LI schools see heightened sensitivity to threats

Police respond to Hewlett High School for a

Police respond to Hewlett High School for a incident with a student. (Jan. 18, 2013) Credit: Joel Cairo

Long Island school communities have a heightened sensitivity to on-campus violence in the wake of the Newtown, Conn., shootings, administrators said Friday, at the end of a week that saw perceived threats at five campuses.

Gary Bixhorn, chief operating officer for Eastern Suffolk BOCES, said more people -- including students and staff -- are reporting suspicious incidents more often.

"It's been such a prominent topic over the last month or so and I really think the public has become more cognizant of real threats," he said.

Hewlett High School was placed on lockdown Friday morning because of an unfounded report of a student with a gun, and police were called to two Baldwin campuses on the same day because of written threats about a shooting.

Seaford Middle School was evacuated for three hours Wednesday after a threat; a toy gun led to a four-hour lockdown at Elmont High School on Tuesday.

James McKenna, superintendent of the Mattituck-Cutchogue district, said many similar incidents might not have been as widely reported before the Sandy Hook Elementary School tragedy in which 20 first-graders and six adults were gunned down Dec. 14.

Security is now at the top of each school's agenda, said McKenna, president of Suffolk County School Superintendents Association. And the community is watching.

"Our parents in many of our districts want to know how we are handling these situations," he said. "The best way to do that is to maybe take a higher profile action -- the idea of looking at everything with a different lens."

Email, Listservs and mass text-messaging make it easier to alert parents to threats.
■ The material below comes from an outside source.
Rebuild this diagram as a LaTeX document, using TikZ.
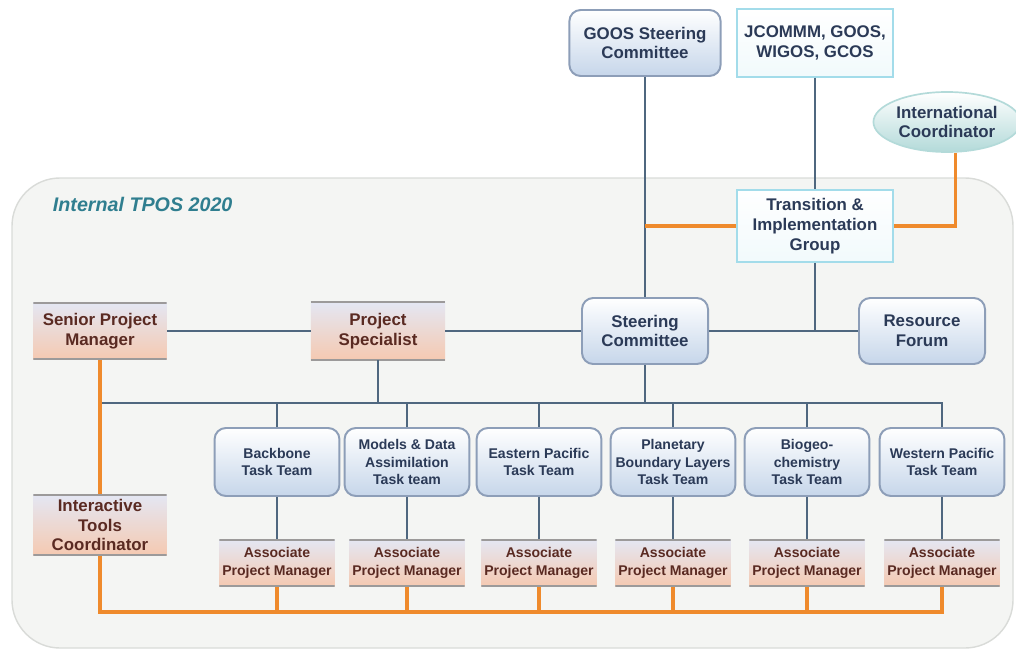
\documentclass[tikz,border=0pt]{standalone}
\usepackage{fontspec}
\setmainfont{Liberation Sans}
\usetikzlibrary{positioning,shapes.geometric}
\definecolor{tposNavy}{HTML}{2B3A57}
\definecolor{tposBrown}{HTML}{5A2A22}
\definecolor{tposSteel}{HTML}{4F677F}
\definecolor{tposOrange}{HTML}{EF8A2C}
\definecolor{tposFrame}{HTML}{8D9EB8}
\definecolor{tposSky}{HTML}{C6D6EA}
\definecolor{tposCyan}{HTML}{A3DCEA}
\definecolor{tposMist}{HTML}{E4E7F3}
\definecolor{tposPeach}{HTML}{F5C9B1}
\definecolor{tposRule}{HTML}{9C9A9A}
\definecolor{tposTeal}{HTML}{2F7E8F}
\definecolor{tposSea}{HTML}{B3DAD9}
\definecolor{tposPanel}{HTML}{F4F5F3}
\definecolor{tposEdge}{HTML}{D9DBD8}

\begin{document}
\begin{tikzpicture}[
  x=0.025cm, y=-0.025cm,
  font=\bfseries\fontsize{12}{14}\selectfont,
  boardbox/.style={draw=tposFrame, rounded corners=8pt, line width=1.4pt,
                   top color=white, bottom color=tposSky, text=tposNavy, align=center,
                   minimum width=3.15cm, minimum height=1.65cm, inner sep=3pt},
  teambox/.style={boardbox, font=\bfseries\fontsize{10}{12.5}\selectfont,
                  minimum width=3.12cm, minimum height=1.7cm, inner xsep=1pt},
  linkbox/.style={draw=tposCyan, line width=1.4pt, top color=white, bottom color=tposCyan!15,
                  text=tposNavy, align=center, minimum width=3.9cm, inner sep=3pt},
  staffbox/.style={top color=tposMist, bottom color=tposPeach, text=tposBrown, align=center,
                   minimum width=3.33cm, minimum height=1.45cm, inner sep=3pt,
                   path picture={\draw[tposRule, line width=2pt]
                     (path picture bounding box.north west) -- (path picture bounding box.north east)
                     (path picture bounding box.south west) -- (path picture bounding box.south east);}},
  assocbox/.style={staffbox, font=\bfseries\fontsize{10}{12.5}\selectfont,
                   minimum width=2.88cm, minimum height=1.18cm, inner xsep=1pt},
  steel/.style={draw=tposSteel, line width=2pt},
  amber/.style={draw=tposOrange, line width=2.2pt},
]
\useasboundingbox (0,0) rectangle (1016,656);
\path[fill=tposPanel, draw=tposEdge, line width=1pt, rounded corners=12mm] (12,178) rectangle (1013,648);
\node[anchor=west, text=tposTeal, font=\bfseries\itshape\fontsize{14}{16}\selectfont] (inner) at (48,204) {Internal TPOS 2020};

\node[boardbox, minimum width=3.78cm] (goos) at (645,43) {GOOS Steering\\Committee};
\node[linkbox, minimum height=1.68cm] (wmo) at (815,43) {JCOMMM, GOOS,\\WIGOS, GCOS};
\node[ellipse, draw=tposSea, line width=1.2pt, top color=white, bottom color=tposSea, text=tposNavy,
      align=center, minimum width=3.35cm, minimum height=1.5cm, inner sep=1pt] (intl) at (947,122) {International\\Coordinator};
\node[linkbox, minimum height=1.8cm] (tig) at (815,226) {Transition \&\\Implementation\\Group};

\node[staffbox, minimum height=1.43cm] (spm) at (100,331) {Senior Project\\Manager};
\node[staffbox, minimum width=3.35cm] (spec) at (378,331) {Project\\Specialist};
\node[boardbox] (steer) at (645,331) {Steering\\Committee};
\node[boardbox] (forum) at (922,331) {Resource\\Forum};

\node[teambox] (tBack) at (277,462) {Backbone\\Task Team};
\node[teambox] (tModel) at (407,462) {Models \& Data\\Assimilation\\Task team};
\node[teambox] (tEast) at (539,462) {Eastern Pacific\\Task Team};
\node[teambox] (tPlan) at (673,462) {Planetary\\Boundary Layers\\Task Team};
\node[teambox] (tBio) at (807,462) {Biogeo-\\chemistry\\Task Team};
\node[teambox] (tWest) at (942,462) {Western Pacific\\Task Team};

\node[assocbox, below=1.05cm of tBack] (aBack) {Associate\\Project Manager};
\node[assocbox, below=1.05cm of tModel] (aModel) {Associate\\Project Manager};
\node[assocbox, below=1.05cm of tEast] (aEast) {Associate\\Project Manager};
\node[assocbox, below=1.05cm of tPlan] (aPlan) {Associate\\Project Manager};
\node[assocbox, below=1.05cm of tBio] (aBio) {Associate\\Project Manager};
\node[assocbox, below=1.05cm of tWest] (aWest) {Associate\\Project Manager};

\coordinate (busL) at (100,403);
\coordinate (baseL) at (100,612);

\draw[steel] (goos) -- (steer);
\draw[steel] (wmo) -- (tig);
\draw[steel] (tig.south) -- (tig.south |- forum.west);
\draw[amber] (tig.west) -- (tig.west -| goos.south);
\draw[amber] (tig.east) -| (intl.-75);
\draw[steel] (spm) -- (spec);
\draw[steel] (spec) -- (steer);
\draw[steel] (steer) -- (forum);
\draw[steel] (steer.south) -- (steer.south |- busL);
\draw[steel] (spec.south) -- (spec.south |- busL);
\draw[steel] (busL) -| (tWest.north);
\draw[steel] (tBack.north |- busL) -- (tBack.north);
\draw[steel] (tModel.north |- busL) -- (tModel.north);
\draw[steel] (tEast.north |- busL) -- (tEast.north);
\draw[steel] (tPlan.north |- busL) -- (tPlan.north);
\draw[steel] (tBio.north |- busL) -- (tBio.north);
\draw[steel] (tBack) -- (aBack);
\draw[steel] (tModel) -- (aModel);
\draw[steel] (tEast) -- (aEast);
\draw[steel] (tPlan) -- (aPlan);
\draw[steel] (tBio) -- (aBio);
\draw[steel] (tWest) -- (aWest);
\draw[amber] (spm.south) -- (baseL) -| (aWest.south);
\draw[amber] (aBack.south) -- (aBack.south |- baseL);
\draw[amber] (aModel.south) -- (aModel.south |- baseL);
\draw[amber] (aEast.south) -- (aEast.south |- baseL);
\draw[amber] (aPlan.south) -- (aPlan.south |- baseL);
\draw[amber] (aBio.south) -- (aBio.south |- baseL);

\node[staffbox, minimum height=1.5cm] (itc) at (100,525) {Interactive\\Tools\\Coordinator};
\end{tikzpicture}
\end{document}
Years ago this information "would have been sent home in backpacks," said John E. Bierwirth, superintendent of the Herricks district.
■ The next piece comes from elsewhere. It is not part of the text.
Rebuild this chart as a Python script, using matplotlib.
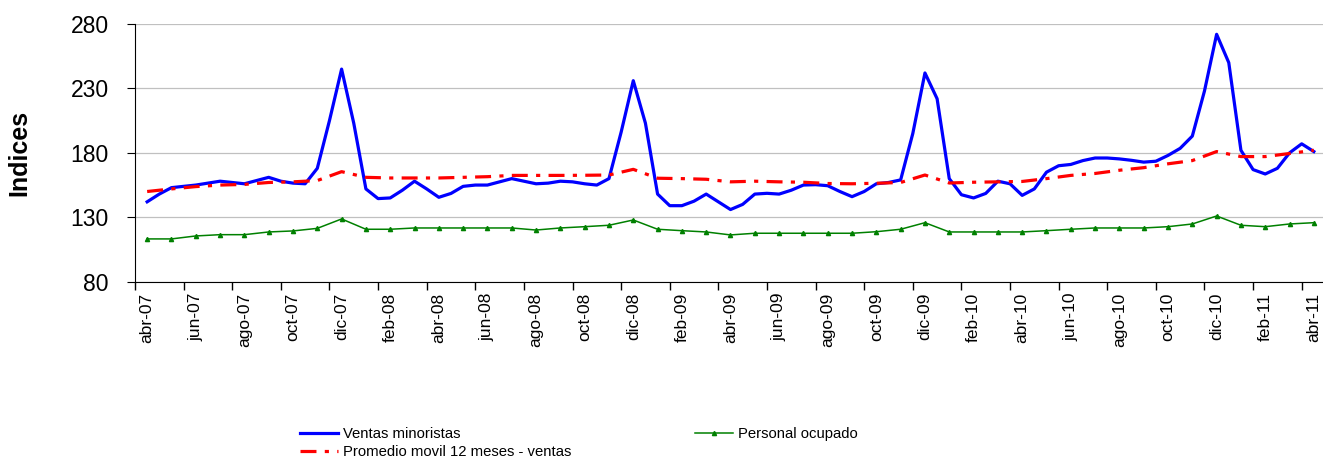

Bierwirth said many of his students have cellphones and alert their parents in real time if they're being evacuated, for example. It's easier to provide parents with the right information first "than deal with 100 suppositions" later, he said.
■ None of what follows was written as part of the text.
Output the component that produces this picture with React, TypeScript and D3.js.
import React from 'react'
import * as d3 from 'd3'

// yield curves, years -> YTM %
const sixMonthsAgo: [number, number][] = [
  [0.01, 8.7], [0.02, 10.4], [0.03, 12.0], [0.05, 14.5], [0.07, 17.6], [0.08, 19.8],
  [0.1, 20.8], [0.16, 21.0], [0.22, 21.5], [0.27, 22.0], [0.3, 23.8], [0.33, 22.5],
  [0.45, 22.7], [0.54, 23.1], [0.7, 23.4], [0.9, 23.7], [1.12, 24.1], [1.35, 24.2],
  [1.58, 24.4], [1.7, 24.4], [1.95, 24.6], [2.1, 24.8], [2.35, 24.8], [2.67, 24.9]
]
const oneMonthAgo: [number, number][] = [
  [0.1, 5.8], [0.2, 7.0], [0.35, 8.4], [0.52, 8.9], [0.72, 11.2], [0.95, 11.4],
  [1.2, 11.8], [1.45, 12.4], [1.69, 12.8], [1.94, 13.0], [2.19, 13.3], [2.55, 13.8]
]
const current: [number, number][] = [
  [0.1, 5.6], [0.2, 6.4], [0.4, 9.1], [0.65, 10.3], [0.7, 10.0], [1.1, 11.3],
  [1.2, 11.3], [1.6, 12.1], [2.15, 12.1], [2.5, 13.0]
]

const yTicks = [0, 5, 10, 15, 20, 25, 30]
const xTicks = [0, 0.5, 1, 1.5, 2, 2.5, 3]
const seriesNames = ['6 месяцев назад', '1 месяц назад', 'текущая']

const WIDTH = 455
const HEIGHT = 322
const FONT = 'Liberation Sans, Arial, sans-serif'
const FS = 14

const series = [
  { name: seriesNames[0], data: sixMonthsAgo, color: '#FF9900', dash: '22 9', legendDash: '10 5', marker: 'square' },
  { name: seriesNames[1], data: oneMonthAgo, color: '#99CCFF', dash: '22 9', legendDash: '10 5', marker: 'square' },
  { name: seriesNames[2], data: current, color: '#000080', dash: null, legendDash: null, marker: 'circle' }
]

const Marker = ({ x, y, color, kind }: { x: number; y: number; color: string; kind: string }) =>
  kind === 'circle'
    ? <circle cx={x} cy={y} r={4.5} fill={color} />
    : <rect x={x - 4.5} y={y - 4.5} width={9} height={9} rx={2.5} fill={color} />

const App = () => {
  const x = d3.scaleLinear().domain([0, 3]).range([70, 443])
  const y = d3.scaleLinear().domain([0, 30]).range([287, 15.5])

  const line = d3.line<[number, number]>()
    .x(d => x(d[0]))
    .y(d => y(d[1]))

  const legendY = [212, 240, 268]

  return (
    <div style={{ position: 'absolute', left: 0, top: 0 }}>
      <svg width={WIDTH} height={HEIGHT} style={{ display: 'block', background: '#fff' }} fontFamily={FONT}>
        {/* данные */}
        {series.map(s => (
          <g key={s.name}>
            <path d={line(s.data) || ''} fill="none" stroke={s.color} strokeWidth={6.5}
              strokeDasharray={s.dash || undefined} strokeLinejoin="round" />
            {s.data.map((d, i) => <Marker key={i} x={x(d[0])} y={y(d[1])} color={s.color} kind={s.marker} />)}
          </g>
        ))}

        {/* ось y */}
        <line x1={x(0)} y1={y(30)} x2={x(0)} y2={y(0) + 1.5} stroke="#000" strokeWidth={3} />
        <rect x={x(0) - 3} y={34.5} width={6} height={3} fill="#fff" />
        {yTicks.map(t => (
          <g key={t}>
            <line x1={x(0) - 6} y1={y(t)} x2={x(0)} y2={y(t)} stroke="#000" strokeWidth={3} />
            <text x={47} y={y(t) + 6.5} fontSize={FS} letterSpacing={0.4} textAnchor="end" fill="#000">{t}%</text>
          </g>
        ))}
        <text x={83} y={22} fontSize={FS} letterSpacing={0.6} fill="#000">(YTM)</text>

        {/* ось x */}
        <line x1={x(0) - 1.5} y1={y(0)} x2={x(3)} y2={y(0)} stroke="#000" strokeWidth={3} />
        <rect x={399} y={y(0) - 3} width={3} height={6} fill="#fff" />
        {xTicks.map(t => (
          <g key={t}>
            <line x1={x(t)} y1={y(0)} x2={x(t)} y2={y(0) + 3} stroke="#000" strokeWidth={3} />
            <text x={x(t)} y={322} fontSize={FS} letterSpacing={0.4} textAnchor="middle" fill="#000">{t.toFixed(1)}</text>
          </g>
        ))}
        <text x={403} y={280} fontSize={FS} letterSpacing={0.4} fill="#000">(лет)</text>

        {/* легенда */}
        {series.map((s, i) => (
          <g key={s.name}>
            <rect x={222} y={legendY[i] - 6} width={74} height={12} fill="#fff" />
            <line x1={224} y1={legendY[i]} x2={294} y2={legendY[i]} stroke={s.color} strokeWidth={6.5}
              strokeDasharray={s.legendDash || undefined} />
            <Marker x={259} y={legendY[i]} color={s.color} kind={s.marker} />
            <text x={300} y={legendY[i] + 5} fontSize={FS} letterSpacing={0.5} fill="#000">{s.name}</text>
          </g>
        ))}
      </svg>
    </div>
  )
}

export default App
Herb Brown, immediate past president of the Nassau County Council of School Superintendents, said no universal plan exists on how to deal with threats, and administrators handle each case differently.

Brown, superintendent of the Oceanside district, said an eighth-grader there was recently suspended for two weeks after administrators learned he posted a picture of himself holding a gun on Facebook.

The child didn't mention the gun in school, but the photo was discovered by students shortly after the Sandy Hook killings and the picture alarmed them. School officials argued that he was disrupting the educational process. He had initially refused to take the image down but has since removed it.

"Different people might have reacted differently to that," Brown said. "Someone might have suspended him for the rest of the year. Some not at all. There is not a book we all follow for every incident because they are all a little different."

Brown said he didn't tell parents about the incident because students were not in danger. But, he said, the district is more likely to reach out to them in general about such cases after the Newtown tragedy.